__Short task__
Up to and including the line with "70, 80, 90]", write out the listing from its first line, minus the pictures.

__Data provided__
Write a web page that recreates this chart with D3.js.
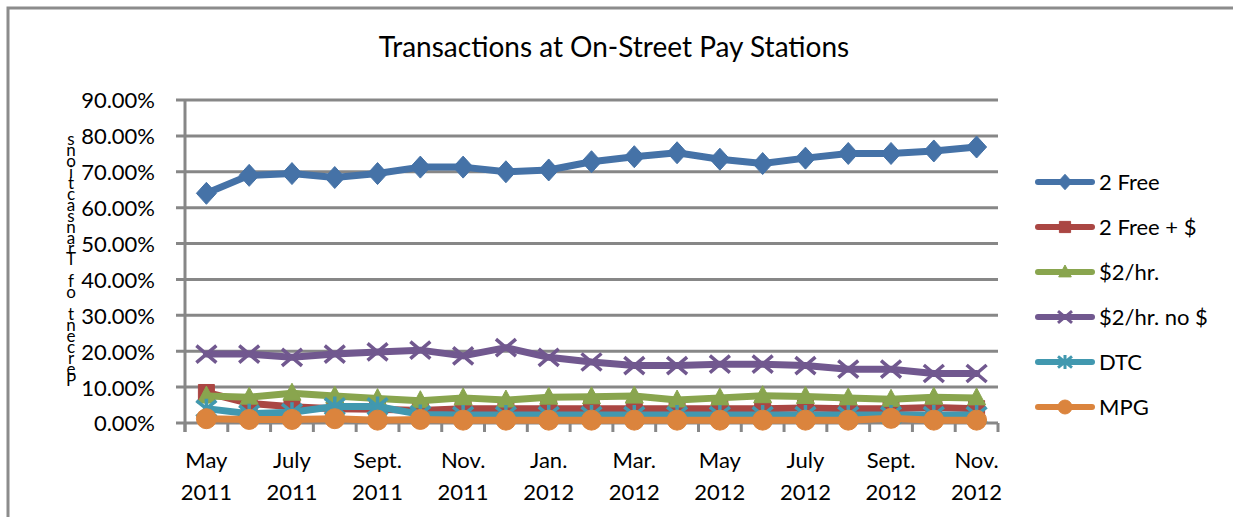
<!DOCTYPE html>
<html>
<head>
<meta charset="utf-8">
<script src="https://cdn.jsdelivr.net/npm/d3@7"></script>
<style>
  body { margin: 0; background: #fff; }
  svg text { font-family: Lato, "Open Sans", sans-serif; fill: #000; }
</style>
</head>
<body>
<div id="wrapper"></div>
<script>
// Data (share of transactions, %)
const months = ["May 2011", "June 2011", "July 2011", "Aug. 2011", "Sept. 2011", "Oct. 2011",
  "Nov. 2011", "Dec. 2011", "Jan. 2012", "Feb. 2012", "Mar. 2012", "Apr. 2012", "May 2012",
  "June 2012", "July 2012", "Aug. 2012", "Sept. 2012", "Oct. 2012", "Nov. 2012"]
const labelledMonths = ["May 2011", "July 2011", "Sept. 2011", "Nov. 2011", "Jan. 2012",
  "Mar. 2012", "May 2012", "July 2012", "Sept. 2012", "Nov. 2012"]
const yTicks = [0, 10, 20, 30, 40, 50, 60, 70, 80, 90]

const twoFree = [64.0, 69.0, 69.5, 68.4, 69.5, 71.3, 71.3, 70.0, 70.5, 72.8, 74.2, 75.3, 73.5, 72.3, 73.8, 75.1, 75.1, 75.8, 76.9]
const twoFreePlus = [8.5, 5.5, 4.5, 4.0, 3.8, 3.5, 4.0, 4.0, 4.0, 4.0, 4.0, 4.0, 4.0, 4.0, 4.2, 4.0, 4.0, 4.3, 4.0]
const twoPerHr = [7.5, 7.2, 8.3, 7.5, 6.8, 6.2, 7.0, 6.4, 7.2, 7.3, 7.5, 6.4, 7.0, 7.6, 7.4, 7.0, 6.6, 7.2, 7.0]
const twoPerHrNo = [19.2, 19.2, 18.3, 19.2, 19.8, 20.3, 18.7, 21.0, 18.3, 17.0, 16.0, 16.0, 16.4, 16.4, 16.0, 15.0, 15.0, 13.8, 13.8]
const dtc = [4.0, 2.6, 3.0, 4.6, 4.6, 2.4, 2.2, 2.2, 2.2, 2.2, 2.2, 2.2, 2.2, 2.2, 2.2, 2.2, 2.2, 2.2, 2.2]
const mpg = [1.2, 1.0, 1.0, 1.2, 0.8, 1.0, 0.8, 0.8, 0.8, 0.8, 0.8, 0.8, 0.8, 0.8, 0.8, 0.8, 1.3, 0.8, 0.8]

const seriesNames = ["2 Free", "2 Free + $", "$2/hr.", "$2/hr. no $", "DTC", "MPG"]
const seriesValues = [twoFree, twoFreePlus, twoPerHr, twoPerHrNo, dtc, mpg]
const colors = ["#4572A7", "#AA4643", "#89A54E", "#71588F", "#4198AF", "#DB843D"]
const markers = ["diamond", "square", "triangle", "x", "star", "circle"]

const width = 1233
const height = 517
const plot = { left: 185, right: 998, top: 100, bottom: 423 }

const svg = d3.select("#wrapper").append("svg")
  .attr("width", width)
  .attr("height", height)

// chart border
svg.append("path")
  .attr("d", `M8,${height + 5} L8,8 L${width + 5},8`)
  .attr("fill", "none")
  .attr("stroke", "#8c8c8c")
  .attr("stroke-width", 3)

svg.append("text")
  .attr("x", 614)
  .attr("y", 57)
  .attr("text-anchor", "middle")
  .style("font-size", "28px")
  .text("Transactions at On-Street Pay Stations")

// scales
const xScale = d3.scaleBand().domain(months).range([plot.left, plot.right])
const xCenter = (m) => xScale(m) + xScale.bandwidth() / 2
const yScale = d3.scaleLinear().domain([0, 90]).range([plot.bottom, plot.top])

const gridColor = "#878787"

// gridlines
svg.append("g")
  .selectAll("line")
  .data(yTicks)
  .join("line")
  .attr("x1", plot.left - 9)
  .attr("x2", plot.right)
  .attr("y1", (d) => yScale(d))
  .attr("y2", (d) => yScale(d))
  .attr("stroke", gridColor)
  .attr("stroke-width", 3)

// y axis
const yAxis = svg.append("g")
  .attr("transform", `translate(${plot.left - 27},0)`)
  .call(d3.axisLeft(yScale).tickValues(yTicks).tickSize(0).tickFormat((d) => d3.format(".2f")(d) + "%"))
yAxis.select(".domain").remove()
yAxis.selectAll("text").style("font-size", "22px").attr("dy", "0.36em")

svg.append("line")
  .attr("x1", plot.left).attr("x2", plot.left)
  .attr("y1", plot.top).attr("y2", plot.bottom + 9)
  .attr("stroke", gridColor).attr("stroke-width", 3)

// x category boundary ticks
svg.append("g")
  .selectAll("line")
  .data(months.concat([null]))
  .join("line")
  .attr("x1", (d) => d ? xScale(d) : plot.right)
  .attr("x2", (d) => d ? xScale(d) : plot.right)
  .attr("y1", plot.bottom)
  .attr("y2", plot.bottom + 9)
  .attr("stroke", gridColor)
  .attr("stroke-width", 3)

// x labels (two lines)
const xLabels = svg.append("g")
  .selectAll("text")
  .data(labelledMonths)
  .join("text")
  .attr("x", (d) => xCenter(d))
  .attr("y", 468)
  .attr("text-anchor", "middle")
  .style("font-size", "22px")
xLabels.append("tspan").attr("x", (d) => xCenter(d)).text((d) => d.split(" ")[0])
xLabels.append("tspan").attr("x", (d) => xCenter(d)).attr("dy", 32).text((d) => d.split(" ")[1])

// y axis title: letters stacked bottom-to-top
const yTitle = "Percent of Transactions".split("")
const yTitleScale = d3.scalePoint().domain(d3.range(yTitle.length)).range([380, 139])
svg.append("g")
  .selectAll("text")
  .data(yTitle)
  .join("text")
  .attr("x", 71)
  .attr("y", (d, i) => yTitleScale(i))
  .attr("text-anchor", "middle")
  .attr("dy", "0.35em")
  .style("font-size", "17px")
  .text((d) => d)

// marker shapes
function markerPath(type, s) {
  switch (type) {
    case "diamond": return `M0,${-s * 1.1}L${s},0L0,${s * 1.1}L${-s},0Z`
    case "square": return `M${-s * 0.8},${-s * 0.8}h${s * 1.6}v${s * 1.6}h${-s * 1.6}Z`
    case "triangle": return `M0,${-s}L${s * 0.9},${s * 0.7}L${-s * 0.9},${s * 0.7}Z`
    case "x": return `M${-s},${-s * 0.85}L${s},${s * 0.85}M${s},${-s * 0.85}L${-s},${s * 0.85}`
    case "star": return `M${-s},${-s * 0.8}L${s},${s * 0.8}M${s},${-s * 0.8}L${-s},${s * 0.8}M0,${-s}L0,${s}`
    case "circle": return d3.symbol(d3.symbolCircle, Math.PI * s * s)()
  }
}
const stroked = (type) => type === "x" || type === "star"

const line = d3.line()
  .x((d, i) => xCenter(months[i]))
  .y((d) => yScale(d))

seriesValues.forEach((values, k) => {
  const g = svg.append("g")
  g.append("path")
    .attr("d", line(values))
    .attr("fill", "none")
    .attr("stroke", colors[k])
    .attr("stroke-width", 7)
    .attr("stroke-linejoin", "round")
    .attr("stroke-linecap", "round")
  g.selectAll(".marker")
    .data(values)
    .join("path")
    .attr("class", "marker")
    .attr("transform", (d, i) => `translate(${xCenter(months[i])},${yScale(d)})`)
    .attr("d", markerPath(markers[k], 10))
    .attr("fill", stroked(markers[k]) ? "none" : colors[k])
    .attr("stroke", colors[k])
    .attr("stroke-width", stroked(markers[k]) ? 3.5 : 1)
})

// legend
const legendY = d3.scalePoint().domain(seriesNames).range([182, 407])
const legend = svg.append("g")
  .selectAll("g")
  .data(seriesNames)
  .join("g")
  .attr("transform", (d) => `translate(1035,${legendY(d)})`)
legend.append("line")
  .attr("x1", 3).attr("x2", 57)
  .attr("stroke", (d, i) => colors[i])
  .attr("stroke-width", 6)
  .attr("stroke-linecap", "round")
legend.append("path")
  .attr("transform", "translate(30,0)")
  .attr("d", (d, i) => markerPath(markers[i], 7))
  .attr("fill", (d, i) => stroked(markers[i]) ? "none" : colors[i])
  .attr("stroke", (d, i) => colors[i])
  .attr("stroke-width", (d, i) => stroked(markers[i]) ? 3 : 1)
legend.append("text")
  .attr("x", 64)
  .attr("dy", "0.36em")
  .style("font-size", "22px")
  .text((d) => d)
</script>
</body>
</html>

__Correct response__
Write a web page that recreates this chart with D3.js.
<!DOCTYPE html>
<html>
<head>
<meta charset="utf-8">
<script src="https://cdn.jsdelivr.net/npm/d3@7"></script>
<style>
  body { margin: 0; background: #fff; }
  svg text { font-family: Lato, "Open Sans", sans-serif; fill: #000; }
</style>
</head>
<body>
<div id="wrapper"></div>
<script>
// Data (share of transactions, %)
const months = ["May 2011", "June 2011", "July 2011", "Aug. 2011", "Sept. 2011", "Oct. 2011",
  "Nov. 2011", "Dec. 2011", "Jan. 2012", "Feb. 2012", "Mar. 2012", "Apr. 2012", "May 2012",
  "June 2012", "July 2012", "Aug. 2012", "Sept. 2012", "Oct. 2012", "Nov. 2012"]
const labelledMonths = ["May 2011", "July 2011", "Sept. 2011", "Nov. 2011", "Jan. 2012",
  "Mar. 2012", "May 2012", "July 2012", "Sept. 2012", "Nov. 2012"]
const yTicks = [0, 10, 20, 30, 40, 50, 60, 70, 80, 90]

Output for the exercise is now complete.